Kerry Owen, from Pegswood, juggles studying for her A-levels with looking after her mother and younger brother.
Now the 17-year-old is keen to highlight the strains and difficulties other youngsters in similar situations face in their every day lives and is working alongside national charity Fixers.
“I want my Fixers project to make more people aware of the responsibilities and strains being a young carer can have,” she said.
“My mum’s disability began when my little brother was born. For me it’s a 24/7 job, you can’t just say that you can’t do it one day.”
Kerry’s fellow Fixer, Daniel Reed, 17, from Cramlington, helps to care for his younger brother, who is autistic.
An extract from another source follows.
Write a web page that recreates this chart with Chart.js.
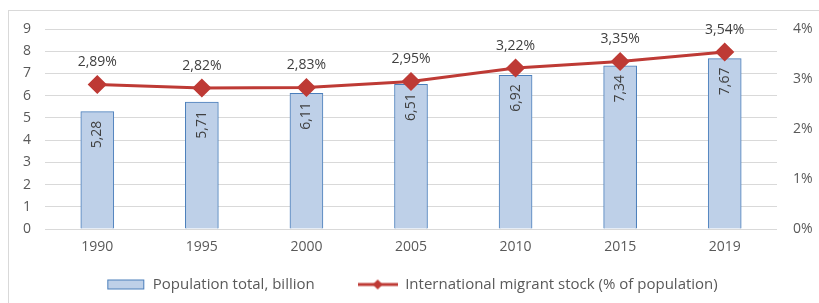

“One of the biggest worries I have is going to university, because that means I’m going to be living away or visiting infrequently,” he said.
“If he doesn’t see me, he starts to worry because he doesn’t know when I’m coming back,.
“Meeting other carers at groups dedicated to us allows me to talk to peers who understand.
“It helps me remember it’s OK to be a carer and it’s OK to talk about it.”
Now working with the national charity which supports young people to ‘fix the future’ on any issue which matters to them, Kerry and other young carers from the county are campaigning to create more awareness and understanding of what their lives are like.
Elizabeth Ashurst, family support and placement assistant at Northumberland County Council, added: “Young carers across Northumberland are an unknown quantity and a lot of children won’t tell other peers within a school setting.”
Thanks to a grant from the Big Lottery Fund, Fixers aims to work with a further 19,000 young people over the next three years.